The Supreme Court has rules about procedure.  Rule 13 sets the timeline for filing a petition for a writ of certiorari, one of two methods of getting a case before the Court.  The other is by a direct appeal authorized by law, a right of appeal.  Rule 13 says that the party seeking review must file their petition within ninety days from the date of final judgment in the court below (either a state court of last resort or a United States court of appeals).

The Court of Appeals for the Ninth Circuit issued its opinion in USA v. Arizona, the SB 1070 case, on March 11th. That was not the trigger starting the clock running on the need to file for certiorari.  On June 29th the Ninth Circuit issued its mandate on their opinion.  That's when the clock began ticking.

The combination of the Arizona Republic and Phoenix's NBC affiliate KPNX (local channel 12) incorrectly reported the date by which the petition for certiorari needed to filed with the Court.  On May 9th AZCENTRAL.com, the website for the paper and station, reported that the petition needed to be filed by July 11th.  See, http://www.azcentral.com/news/election/azelections/articles/2011/05/09/20110509sb1070-appeal-arizona-next-step09-ON.html.

KVOA.com, Tucson's NBC affiliate, is reporting on their web page that former Solicitor General Paul D. Clement is the lead counsel for Arizona before the Court.  See, http://www.kvoa.com/news/federal-court-hears-arguments-regarding-arizona-s-counterclaim-in-sb-1070-case/.

Calculating days to determine when Clement must have the petition filed is governed by Rule 6 of the Federal Rules of Civil Procedure.  You don't count June 29th, but begin counting on June 30th.  You never count the date of final judgment. September 27th is a Tuesday, so there is no issue about the last day being a weekend day, nor is September 27th a holiday.

Mr. Clement has until 2:00 p.m. to get the petition for certiorari to the Court September 27th.  In these awkward post-911 days the Court has to have security scrutinize all of the fillings.  Here is how the Court says documents have to be filed:

A case-related document delivered in an open container or an open box to the police booth at the North Drive of the Supreme Court building by 2:00 p.m. on a day that the Court is open for business will be delivered to the Clerk's office by the close of business that day.  See, http://www.supremecourt.gov/deliveryofdocuments.aspx.
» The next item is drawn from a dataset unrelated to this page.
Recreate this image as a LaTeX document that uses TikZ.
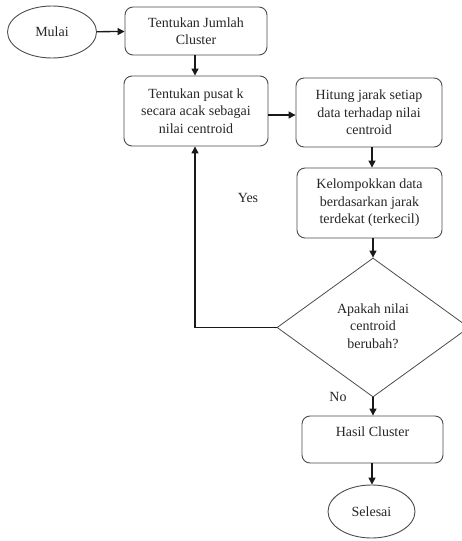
\documentclass[tikz,border=0pt]{standalone}
\usepackage{fontspec}
\setmainfont{Liberation Serif}
\usetikzlibrary{shapes.geometric,arrows.meta}
\begin{document}
\begin{tikzpicture}[x=1pt,y=-1pt,
  every node/.style={font=\fontsize{14}{17.5}\selectfont, text=black!85},
  procbox/.style={draw=black!70, line width=0.9pt, rounded corners=8pt, align=center, inner sep=0pt},
  term/.style={ellipse, draw=black!70, line width=0.9pt, inner sep=0pt},
  decision/.style={diamond, draw=black!70, line width=0.8pt, inner sep=0pt, align=center},
  flow/.style={draw=black!90, line width=1.3pt, -{Triangle[length=7pt,width=7pt]}},
  lbl/.style={inner sep=0pt, align=center}]
\useasboundingbox (0,0) rectangle (461,541);
\fill[white] (0,0) rectangle (461,541);
\node[term, minimum width=89pt, minimum height=52pt] (mulai) at (52,32) {Mulai};
\node[procbox, minimum width=142pt, minimum height=48pt] (jumlah) at (196,31) {Tentukan Jumlah\\Cluster};
\node[procbox, minimum width=144pt, minimum height=70pt] (pusat) at (196,111) {Tentukan pusat k\\secara acak sebagai\\nilai centroid};
\node[procbox, minimum width=146pt, minimum height=69pt] (hitung) at (369,112.5) {Hitung jarak setiap\\data terhadap nilai\\centroid};
\node[procbox, minimum width=145pt, minimum height=70pt] (kelompok) at (369.5,203) {Kelompokkan data\\berdasarkan jarak\\terdekat (terkecil)};
\node[decision, minimum width=192pt, minimum height=139pt] (cek) at (373,327.5) {};
\node[lbl] (cektxt) at (373,326) {Apakah nilai\\centroid\\berubah?};
\node[procbox, minimum width=141pt, minimum height=47pt] (hasil) at (372.5,439.5) {};
\node[lbl] (hasiltxt) at (372.5,432) {Hasil Cluster};
\node[term, minimum width=87pt, minimum height=53pt] (selesai) at (371.5,511.5) {Selesai};
\node[lbl] (yes) at (248,198) {Yes};
\node[lbl] (no) at (338,397) {No};
\coordinate (corner) at (195,327.5);
\draw[flow] (mulai) -- (jumlah);
\draw[flow] (jumlah.south -| 195,0) -- (pusat.north -| 195,0);
\draw[flow] (pusat.east |- 0,115) -- (hitung.west |- 0,115);
\draw[flow] (hitung.south -| 372,0) -- (kelompok.north -| 372,0);
\draw[flow] (kelompok.south -| 373,0) -- (cek.north);
\draw[flow] (cek.west) -- (corner) -- (pusat.south -| corner);
\draw[flow] (cek.south) -- (hasil.north -| cek.south);
\draw[flow] (hasil.south -| 372,0) -- (selesai.north -| 372,0);
\end{tikzpicture}
\end{document}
Generally, the Court hears and typically decides whether or not to grant certiorari within five days after the petition is filed during a regular term of the Court.  They can also re-list the petition on their calendar if they want the input from the Solicitor General.  Under the "Rule of Four" it takes the votes of four members of the Court to grant certiorari.

The next term of the Supreme Court begins Monday October 3rd. the first Conference will be held on the afternoon of Wednesday October 5th.  Stay tuned, the Court will post an order.  On the opening day of the term it is not uncommon for the  Court to issue summary disposition orders relating to certiorari.  We won't know whether the Court will grant certiorari or deny the petition until October.